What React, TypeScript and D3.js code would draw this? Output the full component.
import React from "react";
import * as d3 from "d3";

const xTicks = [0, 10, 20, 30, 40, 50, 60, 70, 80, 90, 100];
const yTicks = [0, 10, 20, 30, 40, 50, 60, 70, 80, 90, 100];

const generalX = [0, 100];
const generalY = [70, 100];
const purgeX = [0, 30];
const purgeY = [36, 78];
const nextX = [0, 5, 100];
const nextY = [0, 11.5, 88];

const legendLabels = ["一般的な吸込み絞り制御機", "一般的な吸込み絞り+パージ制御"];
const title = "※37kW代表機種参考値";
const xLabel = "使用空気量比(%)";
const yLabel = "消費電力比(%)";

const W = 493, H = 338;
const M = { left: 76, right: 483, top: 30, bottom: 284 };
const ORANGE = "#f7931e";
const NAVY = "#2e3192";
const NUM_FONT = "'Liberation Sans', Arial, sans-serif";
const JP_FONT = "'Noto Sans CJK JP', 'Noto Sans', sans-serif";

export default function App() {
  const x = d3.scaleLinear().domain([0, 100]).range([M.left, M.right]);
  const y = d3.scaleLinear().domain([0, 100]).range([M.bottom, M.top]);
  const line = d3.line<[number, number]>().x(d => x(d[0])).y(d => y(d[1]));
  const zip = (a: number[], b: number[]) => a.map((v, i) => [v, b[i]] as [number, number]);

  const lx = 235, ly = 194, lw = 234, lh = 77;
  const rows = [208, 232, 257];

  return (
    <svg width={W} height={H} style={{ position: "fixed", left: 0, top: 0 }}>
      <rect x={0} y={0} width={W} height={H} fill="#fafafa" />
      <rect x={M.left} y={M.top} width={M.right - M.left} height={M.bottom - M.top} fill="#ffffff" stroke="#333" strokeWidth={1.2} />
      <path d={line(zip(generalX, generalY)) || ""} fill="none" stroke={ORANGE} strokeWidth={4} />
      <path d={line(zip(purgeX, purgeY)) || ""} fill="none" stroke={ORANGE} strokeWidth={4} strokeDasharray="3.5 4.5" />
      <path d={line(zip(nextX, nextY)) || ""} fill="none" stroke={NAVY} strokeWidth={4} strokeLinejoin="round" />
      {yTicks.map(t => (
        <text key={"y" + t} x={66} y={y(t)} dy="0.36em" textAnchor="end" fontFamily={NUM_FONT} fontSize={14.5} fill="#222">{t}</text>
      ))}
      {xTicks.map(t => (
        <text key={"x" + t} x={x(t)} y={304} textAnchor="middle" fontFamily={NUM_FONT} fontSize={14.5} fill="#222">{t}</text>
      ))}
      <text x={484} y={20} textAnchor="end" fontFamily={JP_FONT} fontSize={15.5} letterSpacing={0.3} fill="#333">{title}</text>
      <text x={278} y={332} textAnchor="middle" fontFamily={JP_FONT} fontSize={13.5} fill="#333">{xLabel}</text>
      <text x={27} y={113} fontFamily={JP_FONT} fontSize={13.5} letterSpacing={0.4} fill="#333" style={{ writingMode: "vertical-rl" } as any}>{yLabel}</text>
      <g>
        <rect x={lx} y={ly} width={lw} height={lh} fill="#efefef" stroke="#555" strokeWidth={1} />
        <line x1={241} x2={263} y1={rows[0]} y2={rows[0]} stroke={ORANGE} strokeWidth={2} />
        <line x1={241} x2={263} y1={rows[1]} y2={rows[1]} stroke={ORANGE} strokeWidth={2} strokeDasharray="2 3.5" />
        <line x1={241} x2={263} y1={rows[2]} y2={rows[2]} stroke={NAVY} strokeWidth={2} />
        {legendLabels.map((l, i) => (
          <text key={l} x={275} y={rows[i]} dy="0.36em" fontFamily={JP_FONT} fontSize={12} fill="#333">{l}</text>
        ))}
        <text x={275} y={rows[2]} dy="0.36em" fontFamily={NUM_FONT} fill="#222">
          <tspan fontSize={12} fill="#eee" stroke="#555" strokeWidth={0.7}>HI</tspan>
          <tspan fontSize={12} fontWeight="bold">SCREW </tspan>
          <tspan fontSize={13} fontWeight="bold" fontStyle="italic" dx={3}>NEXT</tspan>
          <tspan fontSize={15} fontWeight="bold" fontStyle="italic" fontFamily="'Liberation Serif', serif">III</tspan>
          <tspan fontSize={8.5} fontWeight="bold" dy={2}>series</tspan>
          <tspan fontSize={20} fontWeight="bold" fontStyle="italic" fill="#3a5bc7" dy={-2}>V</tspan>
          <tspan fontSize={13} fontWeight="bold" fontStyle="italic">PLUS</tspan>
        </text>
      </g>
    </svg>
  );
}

########################################

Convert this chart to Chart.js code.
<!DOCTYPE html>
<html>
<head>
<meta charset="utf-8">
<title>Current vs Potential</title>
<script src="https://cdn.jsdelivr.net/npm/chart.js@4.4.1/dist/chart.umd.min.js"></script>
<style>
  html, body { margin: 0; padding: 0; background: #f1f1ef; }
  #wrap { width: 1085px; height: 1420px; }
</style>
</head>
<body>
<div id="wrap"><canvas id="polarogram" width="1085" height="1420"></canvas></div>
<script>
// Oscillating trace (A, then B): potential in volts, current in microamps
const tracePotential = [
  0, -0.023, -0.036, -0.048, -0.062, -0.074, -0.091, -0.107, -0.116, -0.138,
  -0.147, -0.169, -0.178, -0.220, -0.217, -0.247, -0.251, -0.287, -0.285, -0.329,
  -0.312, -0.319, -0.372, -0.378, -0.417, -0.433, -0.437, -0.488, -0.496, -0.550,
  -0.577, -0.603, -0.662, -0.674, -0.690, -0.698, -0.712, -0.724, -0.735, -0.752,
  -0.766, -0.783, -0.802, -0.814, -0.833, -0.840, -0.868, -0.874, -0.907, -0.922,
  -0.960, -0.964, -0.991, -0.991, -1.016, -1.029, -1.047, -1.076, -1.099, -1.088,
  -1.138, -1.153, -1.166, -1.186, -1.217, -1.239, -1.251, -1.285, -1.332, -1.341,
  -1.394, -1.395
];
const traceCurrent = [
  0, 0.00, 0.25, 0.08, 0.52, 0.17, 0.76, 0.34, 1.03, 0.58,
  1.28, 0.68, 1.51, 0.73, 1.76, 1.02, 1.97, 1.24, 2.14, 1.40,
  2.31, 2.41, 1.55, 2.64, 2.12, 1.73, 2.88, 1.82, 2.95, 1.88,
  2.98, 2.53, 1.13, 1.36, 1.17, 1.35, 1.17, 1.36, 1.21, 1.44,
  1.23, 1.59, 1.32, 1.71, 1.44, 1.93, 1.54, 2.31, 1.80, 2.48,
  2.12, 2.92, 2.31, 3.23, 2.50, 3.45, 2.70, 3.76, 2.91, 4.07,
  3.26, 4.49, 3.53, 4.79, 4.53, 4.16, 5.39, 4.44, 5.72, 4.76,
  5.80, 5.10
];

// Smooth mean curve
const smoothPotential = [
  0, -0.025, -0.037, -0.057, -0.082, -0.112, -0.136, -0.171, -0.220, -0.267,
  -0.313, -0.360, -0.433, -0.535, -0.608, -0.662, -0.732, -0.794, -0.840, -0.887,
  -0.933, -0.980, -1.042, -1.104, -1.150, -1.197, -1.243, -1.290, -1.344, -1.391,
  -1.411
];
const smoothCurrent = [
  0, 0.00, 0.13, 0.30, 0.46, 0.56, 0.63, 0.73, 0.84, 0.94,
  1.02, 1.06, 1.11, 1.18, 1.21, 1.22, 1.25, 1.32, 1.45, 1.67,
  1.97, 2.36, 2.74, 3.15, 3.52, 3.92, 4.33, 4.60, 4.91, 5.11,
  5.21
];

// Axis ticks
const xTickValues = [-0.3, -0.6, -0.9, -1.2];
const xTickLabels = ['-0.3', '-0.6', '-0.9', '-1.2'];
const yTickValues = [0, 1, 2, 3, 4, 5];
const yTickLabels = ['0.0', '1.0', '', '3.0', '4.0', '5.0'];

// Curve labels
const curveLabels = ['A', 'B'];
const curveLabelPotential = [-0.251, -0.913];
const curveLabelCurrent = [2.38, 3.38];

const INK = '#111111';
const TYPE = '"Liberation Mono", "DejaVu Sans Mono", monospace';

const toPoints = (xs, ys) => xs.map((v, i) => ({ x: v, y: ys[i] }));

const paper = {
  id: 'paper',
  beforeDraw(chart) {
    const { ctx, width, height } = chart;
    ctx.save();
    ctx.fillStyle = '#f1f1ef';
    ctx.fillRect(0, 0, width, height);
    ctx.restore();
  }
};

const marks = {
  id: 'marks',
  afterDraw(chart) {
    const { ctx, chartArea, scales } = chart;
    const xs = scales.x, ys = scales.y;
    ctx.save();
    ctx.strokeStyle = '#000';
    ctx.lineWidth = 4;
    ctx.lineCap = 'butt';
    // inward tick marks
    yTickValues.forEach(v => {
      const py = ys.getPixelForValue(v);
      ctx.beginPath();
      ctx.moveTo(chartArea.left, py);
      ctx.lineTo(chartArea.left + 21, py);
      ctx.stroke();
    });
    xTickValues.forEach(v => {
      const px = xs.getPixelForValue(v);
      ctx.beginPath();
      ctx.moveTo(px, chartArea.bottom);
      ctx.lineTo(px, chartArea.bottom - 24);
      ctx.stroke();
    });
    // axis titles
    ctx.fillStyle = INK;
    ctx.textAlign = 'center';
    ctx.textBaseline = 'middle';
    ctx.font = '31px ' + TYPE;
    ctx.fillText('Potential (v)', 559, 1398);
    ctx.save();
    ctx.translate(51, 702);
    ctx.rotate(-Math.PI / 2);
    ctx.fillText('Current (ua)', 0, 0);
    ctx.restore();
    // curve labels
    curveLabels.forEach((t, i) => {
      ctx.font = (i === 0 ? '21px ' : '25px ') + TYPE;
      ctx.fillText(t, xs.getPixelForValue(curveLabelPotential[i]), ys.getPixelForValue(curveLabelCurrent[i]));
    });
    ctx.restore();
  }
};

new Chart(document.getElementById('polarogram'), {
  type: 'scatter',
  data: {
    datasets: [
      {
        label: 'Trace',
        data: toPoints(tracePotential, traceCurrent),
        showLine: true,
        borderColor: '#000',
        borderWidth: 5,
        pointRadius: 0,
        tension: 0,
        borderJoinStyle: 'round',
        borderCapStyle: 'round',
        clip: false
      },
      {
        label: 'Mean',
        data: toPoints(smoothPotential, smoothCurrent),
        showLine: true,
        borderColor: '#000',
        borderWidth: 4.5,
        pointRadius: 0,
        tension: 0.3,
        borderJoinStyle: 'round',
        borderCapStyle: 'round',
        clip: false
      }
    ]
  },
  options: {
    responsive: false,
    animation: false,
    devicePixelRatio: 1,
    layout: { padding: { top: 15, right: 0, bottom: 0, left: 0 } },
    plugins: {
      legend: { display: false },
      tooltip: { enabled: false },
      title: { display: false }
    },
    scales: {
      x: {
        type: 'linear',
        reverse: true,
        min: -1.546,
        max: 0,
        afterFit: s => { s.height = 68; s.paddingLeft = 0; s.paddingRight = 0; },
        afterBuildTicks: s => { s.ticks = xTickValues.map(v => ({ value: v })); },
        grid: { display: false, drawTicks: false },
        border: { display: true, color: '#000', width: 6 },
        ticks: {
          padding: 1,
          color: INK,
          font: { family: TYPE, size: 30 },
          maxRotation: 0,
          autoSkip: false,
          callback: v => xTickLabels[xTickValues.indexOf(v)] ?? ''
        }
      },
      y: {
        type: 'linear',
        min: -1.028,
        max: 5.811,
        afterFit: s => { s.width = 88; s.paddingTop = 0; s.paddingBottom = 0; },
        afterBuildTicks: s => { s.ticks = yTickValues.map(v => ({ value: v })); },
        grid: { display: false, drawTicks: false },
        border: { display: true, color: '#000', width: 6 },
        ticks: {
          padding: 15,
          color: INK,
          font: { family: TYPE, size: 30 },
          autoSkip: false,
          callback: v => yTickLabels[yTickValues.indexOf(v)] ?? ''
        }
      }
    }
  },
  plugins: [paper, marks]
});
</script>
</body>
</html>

########################################

→ **Set task**: Within the listing above, locate the line containing "What React, TypeScript" and the line containing "CJK JP', 'Noto". Reproduce those two lines and all lines between them exactly, with nothing added.

→ **Solution for this exercise**:
What React, TypeScript and D3.js code would draw this? Output the full component.
import React from "react";
import * as d3 from "d3";

const xTicks = [0, 10, 20, 30, 40, 50, 60, 70, 80, 90, 100];
const yTicks = [0, 10, 20, 30, 40, 50, 60, 70, 80, 90, 100];

const generalX = [0, 100];
const generalY = [70, 100];
const purgeX = [0, 30];
const purgeY = [36, 78];
const nextX = [0, 5, 100];
const nextY = [0, 11.5, 88];

const legendLabels = ["一般的な吸込み絞り制御機", "一般的な吸込み絞り+パージ制御"];
const title = "※37kW代表機種参考値";
const xLabel = "使用空気量比(%)";
const yLabel = "消費電力比(%)";

const W = 493, H = 338;
const M = { left: 76, right: 483, top: 30, bottom: 284 };
const ORANGE = "#f7931e";
const NAVY = "#2e3192";
const NUM_FONT = "'Liberation Sans', Arial, sans-serif";
const JP_FONT = "'Noto Sans CJK JP', 'Noto Sans', sans-serif";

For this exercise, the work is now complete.